BOSTON (CBS) – “It’s the week before Christmas and all through the house, everyone was packing to take a trip south.”
Well, just about everyone.
Logan Airport and South Station, New England’s air, bus and rail hubs, handled more than one million passengers in the seven days before the holiday. To put that in prospective, the figure is equivalent to filling Fenway Park for a Red Sox game 27 times.
This was a record year and the fastest growing mode of transportation was bus travel at South Station.
The bus companies are almost all privately owned and are acquiring newly equipped buses with Wi-Fi and movies. Numbers are hard to come by, but their business is up double digit for the year.
The major route between Boston and New York may be up as much as 20 percent with passengers attracted by low fares.
The biggest loser in this entire transportation shift is the airline shuttle between the two cities. When the Acela train went into service a decade ago, rail travel accounted for about 20 percent of the business. Today, that figure is over 50 percent and still growing.
The biggest change at Logan Airport in the last decade, has been the emergence of JetBlue Airways and the cutbacks and bankruptcy of American Airlines in Boston.
JetBlue is now the number one airline flying passengers in New England. American Airlines is a different story. All American Eagle regional flights have disappeared at Logan and other airports in the region.
When the spring schedule goes into effect in the second quarter of next year, American will cease flying its route from Boston to London.
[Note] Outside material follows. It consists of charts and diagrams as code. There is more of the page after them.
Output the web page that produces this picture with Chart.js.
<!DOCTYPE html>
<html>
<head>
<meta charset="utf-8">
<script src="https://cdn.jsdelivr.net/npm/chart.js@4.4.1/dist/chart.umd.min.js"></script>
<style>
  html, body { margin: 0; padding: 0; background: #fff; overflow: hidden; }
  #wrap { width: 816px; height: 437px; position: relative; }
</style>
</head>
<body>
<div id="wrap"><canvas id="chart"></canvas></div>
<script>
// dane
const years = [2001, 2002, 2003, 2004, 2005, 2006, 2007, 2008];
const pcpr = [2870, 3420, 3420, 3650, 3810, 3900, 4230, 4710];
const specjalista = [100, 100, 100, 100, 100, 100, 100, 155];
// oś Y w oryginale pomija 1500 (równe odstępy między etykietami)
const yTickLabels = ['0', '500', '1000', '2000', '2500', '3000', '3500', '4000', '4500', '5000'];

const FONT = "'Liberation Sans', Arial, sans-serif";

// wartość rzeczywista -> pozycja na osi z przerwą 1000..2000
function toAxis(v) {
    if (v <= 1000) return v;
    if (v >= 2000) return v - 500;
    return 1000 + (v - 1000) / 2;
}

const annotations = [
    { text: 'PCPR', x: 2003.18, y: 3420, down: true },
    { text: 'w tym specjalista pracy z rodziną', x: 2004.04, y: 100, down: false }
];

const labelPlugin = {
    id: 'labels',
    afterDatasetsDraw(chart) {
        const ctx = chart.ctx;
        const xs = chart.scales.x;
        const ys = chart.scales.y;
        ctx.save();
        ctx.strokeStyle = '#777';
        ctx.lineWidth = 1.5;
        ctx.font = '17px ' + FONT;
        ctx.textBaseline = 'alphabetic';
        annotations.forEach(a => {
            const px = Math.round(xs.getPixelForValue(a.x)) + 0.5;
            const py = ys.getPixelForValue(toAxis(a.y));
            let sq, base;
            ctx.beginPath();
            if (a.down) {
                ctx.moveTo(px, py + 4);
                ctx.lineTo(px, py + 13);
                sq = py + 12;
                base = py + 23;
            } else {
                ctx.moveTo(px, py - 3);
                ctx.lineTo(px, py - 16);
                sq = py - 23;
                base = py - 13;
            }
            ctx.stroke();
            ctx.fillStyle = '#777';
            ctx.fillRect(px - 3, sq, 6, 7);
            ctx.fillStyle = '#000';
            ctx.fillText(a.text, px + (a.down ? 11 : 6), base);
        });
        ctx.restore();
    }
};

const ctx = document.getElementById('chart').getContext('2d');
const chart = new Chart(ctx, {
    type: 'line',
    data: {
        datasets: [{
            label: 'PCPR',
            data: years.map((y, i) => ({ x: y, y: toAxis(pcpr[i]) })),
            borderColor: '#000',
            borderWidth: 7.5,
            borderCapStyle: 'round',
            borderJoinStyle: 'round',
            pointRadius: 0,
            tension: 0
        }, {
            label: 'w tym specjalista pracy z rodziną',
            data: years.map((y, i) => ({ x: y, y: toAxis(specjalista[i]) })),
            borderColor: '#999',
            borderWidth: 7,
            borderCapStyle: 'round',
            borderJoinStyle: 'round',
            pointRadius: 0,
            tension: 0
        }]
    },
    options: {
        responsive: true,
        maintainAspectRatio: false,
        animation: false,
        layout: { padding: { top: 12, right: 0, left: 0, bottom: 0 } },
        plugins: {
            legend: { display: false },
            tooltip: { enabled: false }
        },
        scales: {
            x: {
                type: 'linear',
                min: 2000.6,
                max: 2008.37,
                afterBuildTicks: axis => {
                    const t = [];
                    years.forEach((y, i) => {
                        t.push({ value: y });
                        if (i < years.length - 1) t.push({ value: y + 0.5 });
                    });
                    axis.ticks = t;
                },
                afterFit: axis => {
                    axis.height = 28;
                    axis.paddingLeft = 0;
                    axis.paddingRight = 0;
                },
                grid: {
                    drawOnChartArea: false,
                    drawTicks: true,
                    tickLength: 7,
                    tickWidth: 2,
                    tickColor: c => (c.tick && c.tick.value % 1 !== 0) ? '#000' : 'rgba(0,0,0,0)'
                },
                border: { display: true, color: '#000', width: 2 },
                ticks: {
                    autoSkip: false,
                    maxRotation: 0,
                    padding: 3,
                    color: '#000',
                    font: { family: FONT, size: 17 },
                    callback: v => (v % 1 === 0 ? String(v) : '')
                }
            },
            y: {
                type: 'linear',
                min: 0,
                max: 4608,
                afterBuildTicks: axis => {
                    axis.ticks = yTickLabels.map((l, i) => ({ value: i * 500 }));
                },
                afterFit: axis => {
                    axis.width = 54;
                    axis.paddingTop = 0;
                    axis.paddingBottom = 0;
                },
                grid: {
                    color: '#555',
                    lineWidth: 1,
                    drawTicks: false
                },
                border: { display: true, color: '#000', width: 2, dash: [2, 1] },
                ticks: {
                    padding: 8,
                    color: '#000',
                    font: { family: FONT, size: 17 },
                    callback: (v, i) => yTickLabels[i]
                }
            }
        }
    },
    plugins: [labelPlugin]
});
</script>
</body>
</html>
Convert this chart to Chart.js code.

This service was inaugurated 20 years ago and at one time they had three daily flights.
British Airways, with its Oneworld alliance, will be number one with three daily flights scheduled for next summer from Boston to London. The business will be shared by Delta and Virgin Airways, each offering a daily flight.
Logan Airport traffic for the year is expected to set another record of over 29 million passengers.
The record will be about two percent over 2011. International airlines flying to Europe will show a decline of about 1.5 percent. The overseas flights account for less than 10 percent of the total figure.
The economy is better. Rather than falling off the Fiscal Cliff, travelers are taking the plane, train and bus around it in the U.S.
“And to all a good night…Merry Christmas.”